I know exactly what Rhonda means, for my arms aren't long enough to reach California so I can hug my friend, Richard, who has given me so much support this year, gratitude doesn't begin to reveal how I'm feeling right now.  Because of his love and generosity I've been able to carve out more time to write.  Because of his unparalleled encouragement as a fellow author, I know I'm not alone in my vocation.  Because he's given me freedom in the form of new ways to communicate technologically, I've been able to connect with people in ways I never imagined.  Sure we email almost daily, but I can't wait to fly out west and give him a big hug so I can feel his tangible, tender heartbeat just as much as I've felt his metaphorical one through all these years.

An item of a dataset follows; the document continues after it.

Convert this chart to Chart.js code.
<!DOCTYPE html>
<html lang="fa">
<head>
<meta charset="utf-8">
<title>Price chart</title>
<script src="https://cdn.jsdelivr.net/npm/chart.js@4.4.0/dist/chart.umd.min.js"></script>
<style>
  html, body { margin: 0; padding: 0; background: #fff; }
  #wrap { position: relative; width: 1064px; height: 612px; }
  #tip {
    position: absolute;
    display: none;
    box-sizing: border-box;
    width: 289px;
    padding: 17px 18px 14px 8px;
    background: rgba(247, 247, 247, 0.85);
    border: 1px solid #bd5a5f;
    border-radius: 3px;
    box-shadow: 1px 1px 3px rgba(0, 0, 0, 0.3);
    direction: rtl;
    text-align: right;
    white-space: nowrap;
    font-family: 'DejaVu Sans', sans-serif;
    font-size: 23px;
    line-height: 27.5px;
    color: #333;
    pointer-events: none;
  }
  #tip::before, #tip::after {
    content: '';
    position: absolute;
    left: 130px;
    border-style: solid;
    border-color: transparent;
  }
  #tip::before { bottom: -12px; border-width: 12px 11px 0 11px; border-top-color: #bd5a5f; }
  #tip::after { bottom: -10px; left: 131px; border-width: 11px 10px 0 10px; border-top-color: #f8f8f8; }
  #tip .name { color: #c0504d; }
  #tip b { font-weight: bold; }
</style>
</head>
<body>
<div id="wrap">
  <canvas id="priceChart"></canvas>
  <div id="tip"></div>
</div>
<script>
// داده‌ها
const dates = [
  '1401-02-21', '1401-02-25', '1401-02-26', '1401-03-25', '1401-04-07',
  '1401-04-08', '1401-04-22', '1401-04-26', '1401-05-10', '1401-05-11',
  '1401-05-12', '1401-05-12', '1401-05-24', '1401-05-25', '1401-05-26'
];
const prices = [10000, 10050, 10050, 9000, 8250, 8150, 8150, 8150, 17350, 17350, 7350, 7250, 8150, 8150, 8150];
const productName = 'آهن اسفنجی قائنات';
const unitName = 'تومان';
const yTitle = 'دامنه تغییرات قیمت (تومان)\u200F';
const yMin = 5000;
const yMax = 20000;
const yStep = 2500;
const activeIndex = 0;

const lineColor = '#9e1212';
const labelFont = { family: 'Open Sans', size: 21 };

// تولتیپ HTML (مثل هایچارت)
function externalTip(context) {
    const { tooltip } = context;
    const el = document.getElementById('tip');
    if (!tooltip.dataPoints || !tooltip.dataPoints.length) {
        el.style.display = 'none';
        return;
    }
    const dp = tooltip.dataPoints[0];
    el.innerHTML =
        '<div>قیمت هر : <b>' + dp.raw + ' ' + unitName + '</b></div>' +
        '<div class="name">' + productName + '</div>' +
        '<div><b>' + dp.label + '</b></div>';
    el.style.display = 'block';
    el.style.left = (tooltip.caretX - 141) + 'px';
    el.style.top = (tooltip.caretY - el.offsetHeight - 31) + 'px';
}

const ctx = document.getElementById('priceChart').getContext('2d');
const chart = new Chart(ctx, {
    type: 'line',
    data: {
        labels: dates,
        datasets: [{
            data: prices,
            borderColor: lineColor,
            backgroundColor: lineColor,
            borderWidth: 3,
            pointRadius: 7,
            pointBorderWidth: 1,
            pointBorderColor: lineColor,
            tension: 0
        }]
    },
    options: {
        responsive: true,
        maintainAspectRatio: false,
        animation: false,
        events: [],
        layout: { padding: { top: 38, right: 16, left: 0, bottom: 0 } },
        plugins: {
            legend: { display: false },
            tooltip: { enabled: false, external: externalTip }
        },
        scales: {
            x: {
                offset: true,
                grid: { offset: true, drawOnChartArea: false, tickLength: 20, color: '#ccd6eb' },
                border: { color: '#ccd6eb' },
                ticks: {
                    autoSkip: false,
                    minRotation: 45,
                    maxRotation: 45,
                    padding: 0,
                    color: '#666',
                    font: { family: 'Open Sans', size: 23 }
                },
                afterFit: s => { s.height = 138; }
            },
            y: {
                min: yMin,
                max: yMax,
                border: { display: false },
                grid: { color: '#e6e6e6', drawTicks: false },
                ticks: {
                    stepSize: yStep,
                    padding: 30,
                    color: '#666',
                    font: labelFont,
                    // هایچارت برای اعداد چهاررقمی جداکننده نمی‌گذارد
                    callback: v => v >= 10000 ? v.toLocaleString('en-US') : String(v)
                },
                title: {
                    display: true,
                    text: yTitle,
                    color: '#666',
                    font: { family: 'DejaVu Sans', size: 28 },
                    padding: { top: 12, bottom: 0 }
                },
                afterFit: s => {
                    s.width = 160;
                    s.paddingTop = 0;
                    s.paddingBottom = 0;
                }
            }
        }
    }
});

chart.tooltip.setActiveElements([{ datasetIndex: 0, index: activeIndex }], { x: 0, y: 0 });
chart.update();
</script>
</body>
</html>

Lately I've been able to deeply reconnect with my own heart...a place I'd abandoned long ago, a place I've only recently rediscovered through a host of relationships.   In recognizing the center of myself, I find that when I'm with others, I yearn to relate with them in that way, too.  Now through a variety of choices, I'm able to communicate with a phone call, an email, a blog...or even in person...and know that to be able to reach out and authentically touch someone is a gift not only for them, but for myself as well.